Strength is an order of power that, when we have it, we cannot mistake it for something we can hold onto or control in the way we expect to when weakness sends us in thrall of delusional power consolidation. We feel it passing through us. We understand that we can build a capacity for its exercise but that this is not an act of storage. We also feel the way power passes through us, and how blockages interfere with its passage.
This is a hint. It seems to hold lightly within it much potential. It is at once simple and also radical. Many are aware of this in part, but I don’t see this awareness used across the board. It is difficult so long as it is not clearly held. It is easy to slip into incoherence concerning power. The illusions of its control are in themselves a tremendous power, though a power turned against those who think they control it, taking them down along with all that they destroy in their confusion.

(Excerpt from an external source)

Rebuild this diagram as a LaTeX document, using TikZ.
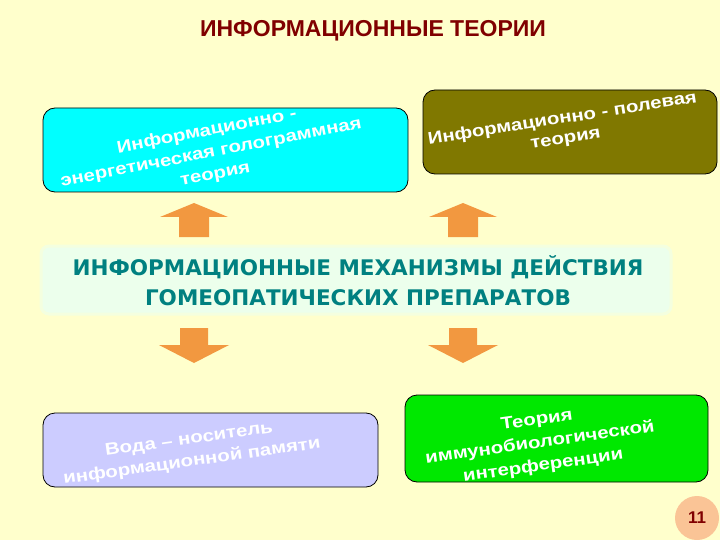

As with any such insight it only holds power while it is alive in the mind. Once it congeals – once it has been “stored” as a label, commodified to produce an intended result – it falls back into the overarching delusion that power can be stored.

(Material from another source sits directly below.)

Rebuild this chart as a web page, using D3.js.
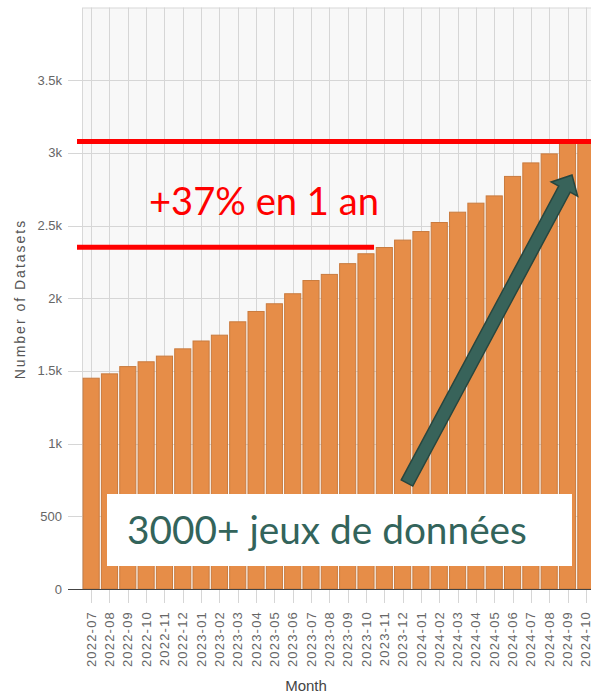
<!DOCTYPE html>
<html>
<head>
<meta charset="utf-8">
<script src="https://cdn.jsdelivr.net/npm/d3@7"></script>
<style>
  body { margin: 0; background: #fff; }
</style>
</head>
<body>
<div id="chart"></div>
<script>
var months = ['2022-07','2022-08','2022-09','2022-10','2022-11','2022-12',
  '2023-01','2023-02','2023-03','2023-04','2023-05','2023-06','2023-07','2023-08',
  '2023-09','2023-10','2023-11','2023-12','2024-01','2024-02','2024-03','2024-04',
  '2024-05','2024-06','2024-07','2024-08','2024-09','2024-10'];
var datasets = [1450,1480,1530,1563,1602,1652,1706,1746,1838,1909,1962,2031,2122,2164,
  2238,2306,2349,2400,2459,2521,2592,2654,2704,2838,2931,2993,3075,3085];
var yTicks = [0,500,1000,1500,2000,2500,3000,3500];
var yTickLabels = ['0','500','1k','1.5k','2k','2.5k','3k','3.5k'];
// levels marked by the two red lines (one year apart)
var growthLevels = [2350, 3078];
var growthText = '+37% en 1 an';
var boxText = '3000+ jeux de données';

var width = 591, height = 695;
var plotLeft = 82, plotTop = 7.5, plotBottom = 589;
var axisFont = '"Liberation Sans", Arial, sans-serif';
var noteFont = 'Lato, "Open Sans", sans-serif';

var svg = d3.select('#chart').append('svg')
    .attr('width', width)
    .attr('height', height)
    .style('display', 'block');

var x = d3.scaleBand()
    .domain(months)
    .range([plotLeft, 595])
    .paddingInner(0.12)
    .paddingOuter(0.06);

var y = d3.scaleLinear()
    .domain([0, 4000])
    .range([plotBottom, plotTop]);

// plot background + frame
svg.append('rect')
    .attr('x', plotLeft + 0.5).attr('y', plotTop + 0.5)
    .attr('width', width - plotLeft).attr('height', plotBottom - plotTop)
    .style('fill', '#f8f8f8')
    .style('stroke', '#d8d8d8');

// horizontal grid (extends left as tick marks)
svg.append('g').selectAll('line')
  .data(yTicks.slice(1))
  .enter().append('line')
    .attr('x1', 68).attr('x2', width)
    .attr('y1', function(d) { return Math.round(y(d)) + 0.5; })
    .attr('y2', function(d) { return Math.round(y(d)) + 0.5; })
    .style('stroke', '#d6d6d6');

// vertical grid at band centres, continuing as ticks below the axis
svg.append('g').selectAll('line')
  .data(months)
  .enter().append('line')
    .attr('x1', function(d) { return Math.round(x(d) + x.bandwidth() / 2) + 0.5; })
    .attr('x2', function(d) { return Math.round(x(d) + x.bandwidth() / 2) + 0.5; })
    .attr('y1', plotTop).attr('y2', plotBottom + 14)
    .style('stroke', '#d6d6d6');

// y tick labels
svg.append('g').selectAll('text')
  .data(yTicks)
  .enter().append('text')
    .attr('x', 62)
    .attr('y', function(d) { return y(d); })
    .attr('dy', '0.35em')
    .attr('text-anchor', 'end')
    .style('font-family', axisFont)
    .style('font-size', '13px')
    .style('fill', '#666')
    .text(function(d, i) { return yTickLabels[i]; });

// bars
svg.append('g').selectAll('rect')
  .data(datasets)
  .enter().append('rect')
    .attr('x', function(d, i) { return x(months[i]); })
    .attr('width', x.bandwidth())
    .attr('y', function(d) { return y(d); })
    .attr('height', function(d) { return plotBottom - y(d); })
    .style('fill', '#e68d48')
    .style('stroke', '#c97b3f')
    .style('stroke-width', 1);

// zero line
svg.append('line')
    .attr('x1', 68).attr('x2', width)
    .attr('y1', plotBottom + 0.5).attr('y2', plotBottom + 0.5)
    .style('stroke', '#444');

// x tick labels
svg.append('g').selectAll('text')
  .data(months)
  .enter().append('text')
    .attr('transform', function(d) {
      return 'translate(' + (x(d) + x.bandwidth() / 2) + ',' + 611 + ') rotate(-90)';
    })
    .attr('dy', '0.35em')
    .attr('text-anchor', 'end')
    .style('font-family', axisFont)
    .style('font-size', '13px')
    .style('letter-spacing', '1.2px')
    .style('fill', '#666')
    .text(function(d) { return d; });

// axis titles
svg.append('text')
    .attr('x', 306).attr('y', 691)
    .attr('text-anchor', 'middle')
    .style('font-family', axisFont)
    .style('font-size', '15px')
    .style('fill', '#444')
    .text('Month');

svg.append('text')
    .attr('transform', 'translate(25,299) rotate(-90)')
    .attr('text-anchor', 'middle')
    .style('font-family', axisFont)
    .style('font-size', '14px')
    .style('letter-spacing', '2px')
    .style('fill', '#555')
    .text('Number of Datasets');

// red growth lines
var growthX = [
  [plotLeft - 5, width],
  [plotLeft - 5, x('2023-10') + x.bandwidth()]
];
svg.append('g').selectAll('line')
  .data(growthLevels)
  .enter().append('line')
    .attr('x1', function(d, i) { return growthX[1 - i][0]; })
    .attr('x2', function(d, i) { return growthX[1 - i][1]; })
    .attr('y1', function(d) { return y(d); })
    .attr('y2', function(d) { return y(d); })
    .style('stroke', '#ff0000')
    .style('stroke-width', 5);

function fitText(sel, target) {
  var w = sel.node().getComputedTextLength();
  var fs = parseFloat(sel.style('font-size'));
  sel.style('font-size', (fs * target / w) + 'px');
}

var gt = svg.append('text')
    .attr('x', 149).attr('y', 215)
    .style('font-family', noteFont)
    .style('font-size', '35px')
    .style('fill', '#ff0000')
    .text(growthText);
fitText(gt, 230);

// arrow
var tail = [407, 483], tip = [572, 175];
var dx = tip[0] - tail[0], dy = tip[1] - tail[1];
var len = Math.sqrt(dx * dx + dy * dy);
var ang = Math.atan2(dy, dx) * 180 / Math.PI;
var sw = 6.5, hw = 15, hl = 16;
var arrowPts = [[0, -sw], [len - hl, -sw], [len - hl, -hw], [len, 0],
  [len - hl, hw], [len - hl, sw], [0, sw]];
svg.append('polygon')
    .attr('points', arrowPts.map(function(p) { return p.join(','); }).join(' '))
    .attr('transform', 'translate(' + tail[0] + ',' + tail[1] + ') rotate(' + ang + ')')
    .style('fill', '#38635a')
    .style('stroke', '#27463f')
    .style('stroke-width', 1.5)
    .style('stroke-linejoin', 'miter');

// white text box
svg.append('rect')
    .attr('x', 107).attr('y', 494)
    .attr('width', 465).attr('height', 72)
    .style('fill', '#fff');

var bt = svg.append('text')
    .attr('x', 127).attr('y', 544)
    .style('font-family', noteFont)
    .style('font-size', '40px')
    .style('fill', '#33645b')
    .text(boxText);
fitText(bt, 400);
</script>
</body>
</html>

Power can be stored, batteries, reservoirs, dynamite, nuclear devices, all “store” power just as any technological cookbook of recipes, any compendium of knowledge. But to think that this storage can give that power to its “owners” is the supreme delusion. They are first in line to feel its effects as it courses through the world along its own paths. The shock, the surprise we feel, the betrayal we read into these corrections are the visible signs of our incoherence. These prove our incapacity to handle power in any form.
Once again, we see that humility is not a pious pose. It is essential if we are to be effective. In any relationship we might have with power the advantage is all on the side of power to flow as it will. We can accept and adapt to this and have some chance of surviving our encounters with power or we can be overwhelmed by its passage, insisting all the while that it serves us!